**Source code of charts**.
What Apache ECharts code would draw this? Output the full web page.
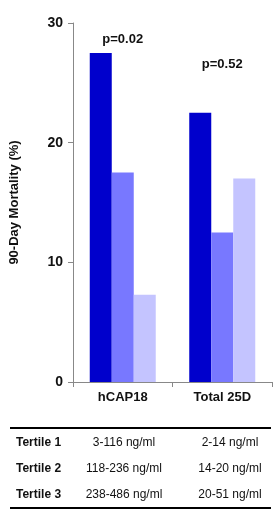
<!DOCTYPE html>
<html>
<head>
    <meta charset="UTF-8">
    <title>90-Day Mortality</title>
    <script src="https://cdn.jsdelivr.net/npm/echarts@6/dist/echarts.min.js"></script>
    <style>
        html, body { margin: 0; padding: 0; background: #fff; }
    </style>
</head>
<body>
    <div id="main" style="width: 273px;height:514px;"></div>
    <script type="text/javascript">
        // data
        var categories = ['hCAP18', 'Total 25D'];
        var tertile1 = [27.5, 22.5];
        var tertile2 = [17.5, 12.5];
        var tertile3 = [7.3, 17.0];
        var pLabels = ['p=0.02', 'p=0.52'];
        var pHeights = [28.6, 26.5];   // where the p labels sit, in axis units
        var yTicks = [0, 10, 20, 30];

        // table under the chart
        var tertileNames = ['Tertile 1', 'Tertile 2', 'Tertile 3'];
        var hcapRanges = ['3-116 ng/ml', '118-236 ng/ml', '238-486 ng/ml'];
        var d25Ranges = ['2-14 ng/ml', '14-20 ng/ml', '20-51 ng/ml'];

        var font = 'Liberation Sans, Arial, sans-serif';
        var myChart = echarts.init(document.getElementById('main'));

        // table text + rules
        var tableItems = [];
        var rowY = [443, 469, 495];
        tertileNames.forEach(function (name, i) {
            tableItems.push({
                type: 'text', x: 16, y: rowY[i],
                style: { text: name, font: 'bold 12px ' + font, fill: '#111', align: 'left', verticalAlign: 'middle' }
            });
            tableItems.push({
                type: 'text', x: 124, y: rowY[i],
                style: { text: hcapRanges[i], font: '12px ' + font, fill: '#111', align: 'center', verticalAlign: 'middle' }
            });
            tableItems.push({
                type: 'text', x: 230, y: rowY[i],
                style: { text: d25Ranges[i], font: '12px ' + font, fill: '#111', align: 'center', verticalAlign: 'middle' }
            });
        });
        tableItems.push({ type: 'line', shape: { x1: 10, y1: 428, x2: 271, y2: 428 }, style: { stroke: '#000', lineWidth: 2 } });
        tableItems.push({ type: 'line', shape: { x1: 10, y1: 508, x2: 271, y2: 508 }, style: { stroke: '#000', lineWidth: 2 } });

        var option = {
            animation: false,
            grid: { left: 72, right: 1, top: 23, bottom: 132 },
            xAxis: {
                type: 'category',
                data: categories,
                axisLine: { lineStyle: { color: '#888', width: 1 } },
                axisTick: { show: true, length: 5, lineStyle: { color: '#888' } },
                axisLabel: { color: '#111', fontWeight: 'bold', fontSize: 13, fontFamily: font, margin: 9 }
            },
            yAxis: {
                type: 'value',
                min: yTicks[0],
                max: yTicks[yTicks.length - 1],
                interval: 10,
                name: '90-Day Mortality (%)',
                nameLocation: 'middle',
                nameGap: 52,
                nameRotate: 90,
                nameTextStyle: { color: '#111', fontWeight: 'bold', fontSize: 13, fontFamily: font },
                axisLine: { show: true, lineStyle: { color: '#888', width: 1 } },
                axisTick: { show: true, length: 5, lineStyle: { color: '#888' } },
                splitLine: { show: false },
                axisLabel: { color: '#111', fontWeight: 'bold', fontSize: 14, fontFamily: font, margin: 10 }
            },
            series: [
                { type: 'bar', data: tertile1, barWidth: 22, barGap: '0%', itemStyle: { color: '#0000CC' } },
                { type: 'bar', data: tertile2, barWidth: 22, barGap: '0%', itemStyle: { color: '#7878FF' } },
                { type: 'bar', data: tertile3, barWidth: 22, barGap: '0%', itemStyle: { color: '#C4C4FF' } },
                {
                    type: 'scatter',
                    symbolSize: 0,
                    silent: true,
                    itemStyle: { opacity: 1 },
                    data: pHeights.map(function (v, i) { return [i, v]; }),
                    label: {
                        show: true,
                        position: 'inside',
                        formatter: function (p) { return pLabels[p.dataIndex]; },
                        color: '#111', fontWeight: 'bold', fontSize: 13, fontFamily: font
                    }
                }
            ],
            graphic: tableItems
        };

        myChart.setOption(option);
    </script>
</body>
</html>
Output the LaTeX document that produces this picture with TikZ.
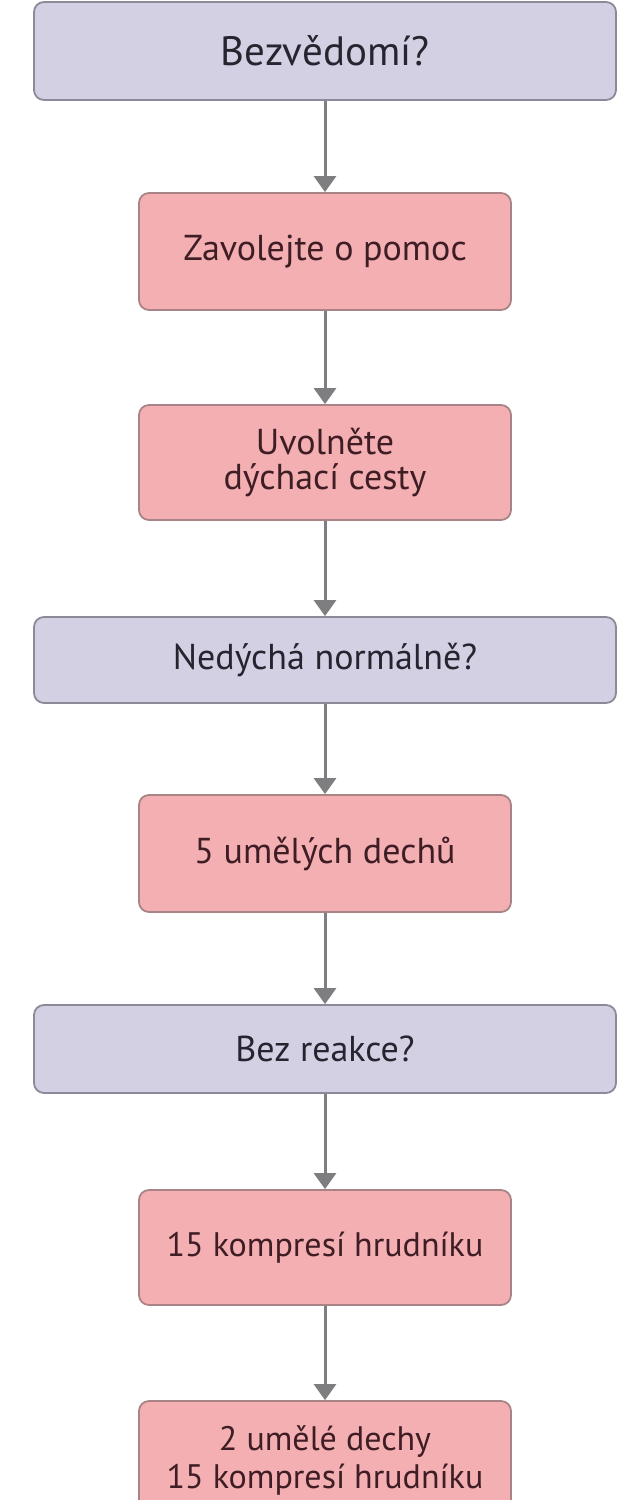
\documentclass[tikz,border=0pt]{standalone}
\usepackage{fontspec}
\setmainfont{PT Sans}
\usetikzlibrary{arrows.meta}
\definecolor{qfill}{HTML}{D4D0E4}
\definecolor{qdraw}{HTML}{8C8A98}
\definecolor{qtext}{HTML}{26242E}
\definecolor{afill}{HTML}{F4AFB3}
\definecolor{adraw}{HTML}{A88486}
\definecolor{atext}{HTML}{3E1E24}
\definecolor{arr}{HTML}{7E7E80}
\tikzset{
  qbox/.style={draw=qdraw, fill=qfill, line width=1.8pt, rounded corners=10pt,
    minimum width=582pt, text=qtext, align=center, inner sep=0pt, font=\fontsize{36}{40}\selectfont},
  abox/.style={draw=adraw, fill=afill, line width=1.8pt, rounded corners=10pt,
    minimum width=372pt, text=atext, align=center, inner sep=0pt, font=\fontsize{36}{40}\selectfont},
  flow/.style={draw=arr, line width=3pt, -{Triangle[width=22pt,length=16pt]}}
}
\begin{document}
\begin{tikzpicture}[x=1pt,y=1pt]
\useasboundingbox (0,0) rectangle (626,-1500);
\clip (0,0) rectangle (626,-1500);
\fill[white] (0,0) rectangle (626,-1500);
\node[qbox, minimum height=98pt, font=\fontsize{41}{46}\selectfont] (b1) at (325,-51) {Bezvědomí?};
\node[abox, minimum height=117pt] (b2) at (325,-251.5) {Zavolejte o pomoc};
\node[abox, minimum height=115pt, font=\fontsize{36}{35}\selectfont] (b3) at (325,-462.5) {Uvolněte\\dýchací cesty};
\node[qbox, minimum height=86pt] (b4) at (325,-660) {Nedýchá normálně?};
\node[abox, minimum height=117pt] (b5) at (325,-853.5) {5 umělých dechů};
\node[qbox, minimum height=88pt] (b6) at (325,-1049) {Bez reakce?};
\node[abox, minimum height=115pt, font=\fontsize{34}{40}\selectfont] (b7) at (325,-1247.5) {15 kompresí hrudníku};
\node[abox, minimum height=118pt, font=\fontsize{34}{38}\selectfont] (b8) at (325,-1460) {2 umělé dechy\\15 kompresí hrudníku};
\draw[flow] (b1.south) -- (b2.north);
\draw[flow] (b2.south) -- (b3.north);
\draw[flow] (b3.south) -- (b4.north);
\draw[flow] (b4.south) -- (b5.north);
\draw[flow] (b5.south) -- (b6.north);
\draw[flow] (b6.south) -- (b7.north);
\draw[flow] (b7.south) -- (b8.north);
\end{tikzpicture}
\end{document}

**DIRECTIVE**. Print out the material word for word, omitting the pictures.

**CORRECT RESULT**.
What Apache ECharts code would draw this? Output the full web page.
<!DOCTYPE html>
<html>
<head>
    <meta charset="UTF-8">
    <title>90-Day Mortality</title>
    <script src="https://cdn.jsdelivr.net/npm/echarts@6/dist/echarts.min.js"></script>
    <style>
        html, body { margin: 0; padding: 0; background: #fff; }
    </style>
</head>
<body>
    <div id="main" style="width: 273px;height:514px;"></div>
    <script type="text/javascript">
        // data
        var categories = ['hCAP18', 'Total 25D'];
        var tertile1 = [27.5, 22.5];
        var tertile2 = [17.5, 12.5];
        var tertile3 = [7.3, 17.0];
        var pLabels = ['p=0.02', 'p=0.52'];
        var pHeights = [28.6, 26.5];   // where the p labels sit, in axis units
        var yTicks = [0, 10, 20, 30];

        // table under the chart
        var tertileNames = ['Tertile 1', 'Tertile 2', 'Tertile 3'];
        var hcapRanges = ['3-116 ng/ml', '118-236 ng/ml', '238-486 ng/ml'];
        var d25Ranges = ['2-14 ng/ml', '14-20 ng/ml', '20-51 ng/ml'];

        var font = 'Liberation Sans, Arial, sans-serif';
        var myChart = echarts.init(document.getElementById('main'));

        // table text + rules
        var tableItems = [];
        var rowY = [443, 469, 495];
        tertileNames.forEach(function (name, i) {
            tableItems.push({
                type: 'text', x: 16, y: rowY[i],
                style: { text: name, font: 'bold 12px ' + font, fill: '#111', align: 'left', verticalAlign: 'middle' }
            });
            tableItems.push({
                type: 'text', x: 124, y: rowY[i],
                style: { text: hcapRanges[i], font: '12px ' + font, fill: '#111', align: 'center', verticalAlign: 'middle' }
            });
            tableItems.push({
                type: 'text', x: 230, y: rowY[i],
                style: { text: d25Ranges[i], font: '12px ' + font, fill: '#111', align: 'center', verticalAlign: 'middle' }
            });
        });
        tableItems.push({ type: 'line', shape: { x1: 10, y1: 428, x2: 271, y2: 428 }, style: { stroke: '#000', lineWidth: 2 } });
        tableItems.push({ type: 'line', shape: { x1: 10, y1: 508, x2: 271, y2: 508 }, style: { stroke: '#000', lineWidth: 2 } });

        var option = {
            animation: false,
            grid: { left: 72, right: 1, top: 23, bottom: 132 },
            xAxis: {
                type: 'category',
                data: categories,
                axisLine: { lineStyle: { color: '#888', width: 1 } },
                axisTick: { show: true, length: 5, lineStyle: { color: '#888' } },
                axisLabel: { color: '#111', fontWeight: 'bold', fontSize: 13, fontFamily: font, margin: 9 }
            },
            yAxis: {
                type: 'value',
                min: yTicks[0],
                max: yTicks[yTicks.length - 1],
                interval: 10,
                name: '90-Day Mortality (%)',
                nameLocation: 'middle',
                nameGap: 52,
                nameRotate: 90,
                nameTextStyle: { color: '#111', fontWeight: 'bold', fontSize: 13, fontFamily: font },
                axisLine: { show: true, lineStyle: { color: '#888', width: 1 } },
                axisTick: { show: true, length: 5, lineStyle: { color: '#888' } },
                splitLine: { show: false },
                axisLabel: { color: '#111', fontWeight: 'bold', fontSize: 14, fontFamily: font, margin: 10 }
            },
            series: [
                { type: 'bar', data: tertile1, barWidth: 22, barGap: '0%', itemStyle: { color: '#0000CC' } },
                { type: 'bar', data: tertile2, barWidth: 22, barGap: '0%', itemStyle: { color: '#7878FF' } },
                { type: 'bar', data: tertile3, barWidth: 22, barGap: '0%', itemStyle: { color: '#C4C4FF' } },
                {
                    type: 'scatter',
                    symbolSize: 0,
                    silent: true,
                    itemStyle: { opacity: 1 },
                    data: pHeights.map(function (v, i) { return [i, v]; }),
                    label: {
                        show: true,
                        position: 'inside',
                        formatter: function (p) { return pLabels[p.dataIndex]; },
                        color: '#111', fontWeight: 'bold', fontSize: 13, fontFamily: font
                    }
                }
            ],
            graphic: tableItems
        };

        myChart.setOption(option);
    </script>
</body>
</html>
Output the LaTeX document that produces this picture with TikZ.
\documentclass[tikz,border=0pt]{standalone}
\usepackage{fontspec}
\setmainfont{PT Sans}
\usetikzlibrary{arrows.meta}
\definecolor{qfill}{HTML}{D4D0E4}
\definecolor{qdraw}{HTML}{8C8A98}
\definecolor{qtext}{HTML}{26242E}
\definecolor{afill}{HTML}{F4AFB3}
\definecolor{adraw}{HTML}{A88486}
\definecolor{atext}{HTML}{3E1E24}
\definecolor{arr}{HTML}{7E7E80}
\tikzset{
  qbox/.style={draw=qdraw, fill=qfill, line width=1.8pt, rounded corners=10pt,
    minimum width=582pt, text=qtext, align=center, inner sep=0pt, font=\fontsize{36}{40}\selectfont},
  abox/.style={draw=adraw, fill=afill, line width=1.8pt, rounded corners=10pt,
    minimum width=372pt, text=atext, align=center, inner sep=0pt, font=\fontsize{36}{40}\selectfont},
  flow/.style={draw=arr, line width=3pt, -{Triangle[width=22pt,length=16pt]}}
}
\begin{document}
\begin{tikzpicture}[x=1pt,y=1pt]
\useasboundingbox (0,0) rectangle (626,-1500);
\clip (0,0) rectangle (626,-1500);
\fill[white] (0,0) rectangle (626,-1500);
\node[qbox, minimum height=98pt, font=\fontsize{41}{46}\selectfont] (b1) at (325,-51) {Bezvědomí?};
\node[abox, minimum height=117pt] (b2) at (325,-251.5) {Zavolejte o pomoc};
\node[abox, minimum height=115pt, font=\fontsize{36}{35}\selectfont] (b3) at (325,-462.5) {Uvolněte\\dýchací cesty};
\node[qbox, minimum height=86pt] (b4) at (325,-660) {Nedýchá normálně?};
\node[abox, minimum height=117pt] (b5) at (325,-853.5) {5 umělých dechů};
\node[qbox, minimum height=88pt] (b6) at (325,-1049) {Bez reakce?};
\node[abox, minimum height=115pt, font=\fontsize{34}{40}\selectfont] (b7) at (325,-1247.5) {15 kompresí hrudníku};
\node[abox, minimum height=118pt, font=\fontsize{34}{38}\selectfont] (b8) at (325,-1460) {2 umělé dechy\\15 kompresí hrudníku};
\draw[flow] (b1.south) -- (b2.north);
\draw[flow] (b2.south) -- (b3.north);
\draw[flow] (b3.south) -- (b4.north);
\draw[flow] (b4.south) -- (b5.north);
\draw[flow] (b5.south) -- (b6.north);
\draw[flow] (b6.south) -- (b7.north);
\draw[flow] (b7.south) -- (b8.north);
\end{tikzpicture}
\end{document}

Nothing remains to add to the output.